To his left, another group of journalists surround Samuel Beller, who was born in the city of Auschwitz and was imprisoned a little later behind the gates of Auschwitz. "I survived indescribable agony for years," he says into the next microphone. His voice is hoarse and angry. "It's a painful story. It should be told a thousand times." His voice breaks, but he continues: "The young people of today just don't know enough about it."

Behind him, tourists walk slowly over the snow-covered paths around the buildings, taking photos of the gallows where dozens of inmates were hanged, of the wooden guard house and the barbed wire fence. In Barrack 5, the Italian youths stopped in front of a pane of glass: Behind it lies a huge pile of human hair, some hair is still braided - hair that was shaved off the heads of children, women and men after their arrival at the camp. Many of them were immediately sent to the gas chambers to die. A very large stack of rusted tin cans, in which the poison Zyklon B was kept, reaching to the ceiling, is exhibited behind another pane of glass. A middle-aged man takes a picture with his cell phone, then stares at it without moving, ignoring the other visitors who are pushing forward to see something.

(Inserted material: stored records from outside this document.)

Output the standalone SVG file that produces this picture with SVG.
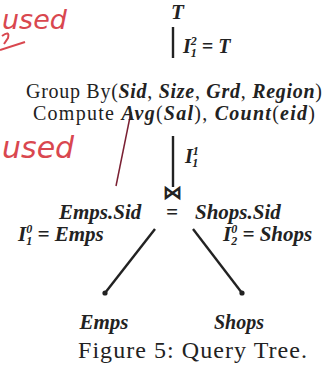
<svg xmlns="http://www.w3.org/2000/svg" width="336" height="370" viewBox="0 0 336 370">
<style>
.t{font-family:"Liberation Serif","DejaVu Serif",serif;fill:#222;font-size:20px}
.m{font-style:italic;font-weight:bold}
.s{font-size:12px}
.f21{font-size:21px}
.e{stroke:#222;stroke-width:2.4;fill:none}
.r{font-family:"DejaVu Sans",sans-serif;font-style:italic;fill:#d9474f}
</style>
<rect width="336" height="370" fill="#fff"/>
<g id="annotations">
<text class="r" x="2" y="29" font-size="27">used</text>
<path d="M0 50 L25 42" stroke="#d9474f" stroke-width="2" fill="none"/>
<path d="M2 36 Q10 30 8 38 L4 44" stroke="#d9474f" stroke-width="2" fill="none"/>
<text class="r" x="2" y="158" font-size="30">used</text>
<path d="M131 112 L116 186" stroke="#7a2033" stroke-width="1.5" fill="none"/>
</g>
<g id="T">
<text class="t m f21" x="171" y="19">T</text>
</g>
<g id="groupby">
<text class="t" x="26" y="98" textLength="296" lengthAdjust="spacing">Group By(<tspan class="m">Sid</tspan>, <tspan class="m">Size</tspan>, <tspan class="m">Grd</tspan>, <tspan class="m">Region</tspan>)</text>
<text class="t" x="33" y="120" textLength="282" lengthAdjust="spacing">Compute <tspan class="m">Avg</tspan>(<tspan class="m">Sal</tspan>), <tspan class="m">Count</tspan>(<tspan class="m">eid</tspan>)</text>
</g>
<g id="join">
<text class="t" x="172" y="199" text-anchor="middle" style="font-size:19px;font-weight:bold">⋈</text>
<text class="t m f21" x="59" y="219">Emps.Sid</text>
<text class="t m f21" x="172" y="219" text-anchor="middle">=</text>
<text class="t m f21" x="195" y="219">Shops.Sid</text>
</g>
<g id="emps">
<circle cx="105" cy="293" r="2.6" fill="#222"/>
<text class="t m f21" x="104" y="329" text-anchor="middle">Emps</text>
</g>
<g id="shops">
<circle cx="242" cy="293" r="2.6" fill="#222"/>
<text class="t m" x="239" y="329" text-anchor="middle">Shops</text>
</g>
<g id="connectors">
<path class="e" d="M173 27 V58"/>
<path class="e" d="M173 136 V187"/>
<path class="e" d="M155 229 L105 293"/>
<path class="e" d="M193 229 L242 293"/>
<text class="t m" x="183" y="53">I<tspan class="s" dy="-8">2</tspan><tspan class="s" dx="-6" dy="12">1</tspan><tspan dy="-4"> = T</tspan></text>
<text class="t m" x="185" y="163">I<tspan class="s" dy="-8">1</tspan><tspan class="s" dx="-6" dy="12">1</tspan></text>
<text class="t m f21" x="18" y="241">I<tspan class="s" dy="-8">0</tspan><tspan class="s" dx="-6" dy="12">1</tspan><tspan dy="-4"> = Emps</tspan></text>
<text class="t m f21" x="223" y="241">I<tspan class="s" dy="-8">0</tspan><tspan class="s" dx="-6" dy="12">2</tspan><tspan dy="-4"> = Shops</tspan></text>
</g>
<g id="caption">
<text class="t" x="78" y="358" textLength="229" lengthAdjust="spacing" style="font-size:24px">Figure 5: Query Tree.</text>
</g>
</svg>
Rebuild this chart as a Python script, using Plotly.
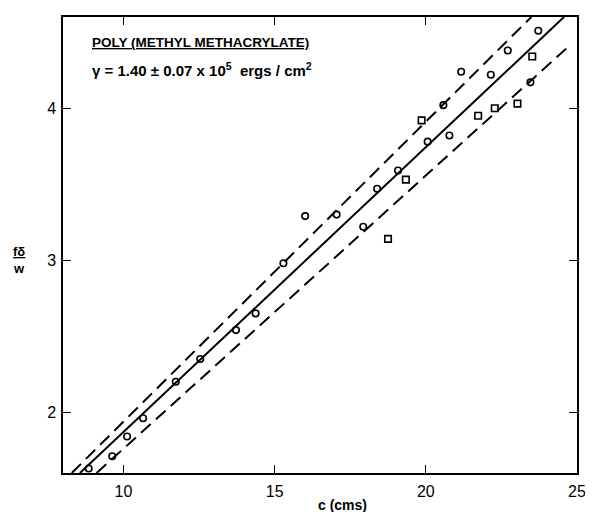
import plotly.graph_objects as go

# Data
circle_c = [8.85, 9.63, 10.12, 10.65, 11.73, 12.54, 13.72, 14.37, 15.29, 16.01, 17.05,
            17.93, 18.39, 19.08, 20.06, 20.78, 20.58, 21.17, 22.15, 22.71, 23.46, 23.72]
circle_y = [1.63, 1.71, 1.84, 1.96, 2.20, 2.35, 2.54, 2.65, 2.98, 3.29, 3.30,
            3.22, 3.47, 3.59, 3.78, 3.82, 4.02, 4.24, 4.22, 4.38, 4.17, 4.51]
square_c = [18.75, 19.34, 19.86, 21.73, 22.28, 23.03, 23.52]
square_y = [3.14, 3.53, 3.92, 3.95, 4.00, 4.03, 4.34]

fit_c = [8.56, 24.57]
fit_y = [1.60, 4.60]
upper_c = [8.29, 23.49]
upper_y = [1.60, 4.60]
lower_c = [9.11, 24.80]
lower_y = [1.60, 4.42]

x_ticks = [10, 15, 20, 25]
y_ticks = [2, 3, 4]

FONT = "Liberation Sans"

fig = go.Figure()
fig.add_trace(go.Scatter(x=upper_c, y=upper_y, mode="lines",
                         line=dict(color="black", width=2, dash="13px,7px"), showlegend=False))
fig.add_trace(go.Scatter(x=lower_c, y=lower_y, mode="lines",
                         line=dict(color="black", width=2, dash="13px,7px"), showlegend=False))
fig.add_trace(go.Scatter(x=fit_c, y=fit_y, mode="lines",
                         line=dict(color="black", width=2), showlegend=False))
fig.add_trace(go.Scatter(x=circle_c, y=circle_y, mode="markers",
                         marker=dict(symbol="circle-open", size=6.5, color="black",
                                     line=dict(width=1.6, color="black")), showlegend=False))
fig.add_trace(go.Scatter(x=square_c, y=square_y, mode="markers",
                         marker=dict(symbol="square-open", size=6.5, color="black",
                                     line=dict(width=1.6, color="black")), showlegend=False))

axis_common = dict(showgrid=False, zeroline=False, showline=True, linecolor="black",
                   linewidth=1.5, mirror="ticks", ticks="inside", ticklen=8,
                   tickwidth=1.3, tickcolor="black",
                   tickfont=dict(family=FONT, size=16, color="black"))

fig.update_xaxes(range=[8, 25], tickvals=x_ticks, ticktext=[str(v) for v in x_ticks],
                 ticklabelstandoff=3, **axis_common)
fig.update_yaxes(range=[1.6, 4.6], tickvals=y_ticks, ticktext=[str(v) for v in y_ticks],
                 ticklabelstandoff=2, **axis_common)

fig.add_annotation(x=17.25, y=-0.07, xref="x", yref="paper", xanchor="center", yanchor="middle",
                   text="<b>c (cms)</b>", showarrow=False,
                   font=dict(family=FONT, size=14, color="black"))
fig.add_annotation(x=0.052, y=0.966, xref="paper", yref="paper", xanchor="left", yanchor="top",
                   text="<b><u>POLY (METHYL METHACRYLATE)</u></b>", showarrow=False,
                   font=dict(family=FONT, size=13.5, color="black"))
fig.add_annotation(x=0.052, y=0.884, xref="paper", yref="paper", xanchor="left", yanchor="middle",
                   text="<b>γ = 1.40 ± 0.07 x 10<sup>5</sup>  ergs / cm<sup>2</sup></b>",
                   showarrow=False, font=dict(family=FONT, size=15, color="black"))
fig.add_annotation(x=-0.085, y=0.467, xref="paper", yref="paper", xanchor="center", yanchor="middle",
                   text="<b><u>fδ</u></b><br><b>w</b>", showarrow=False,
                   font=dict(family=FONT, size=13, color="black"))

# page body adds an 8px margin, so the figure is sized to fit the window
fig.update_layout(width=585, height=504, plot_bgcolor="white", paper_bgcolor="white",
                  margin=dict(l=55, r=13, t=7, b=39))

fig.write_html("out.html")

Outside, an old Polish man, wearing thin, blue-and-white striped convict clothing over his thick coat, is slowly walking down the main street, followed by a German camera team. Marcel Tuchman has his back to the barracks and slowly moves towards the gate. When he got there, he turned to his son and whispered: "I never want to visit the camp again". His son nods: "It's okay, father, you don't have to either." His voice is calm and comforting.

When the bus brings the survivors and their families back to their hotels in Krakow, most of them are silent, staring out at the snow-covered fields and villages. Then a survivor, a lively woman sitting in the back of the bus, starts a conversation with the young person sitting next to her, fragments of words penetrate the bus. "Maybe", says the survivor in a warm voice, "you should use online dating sites. You know, many young people find their partners this way".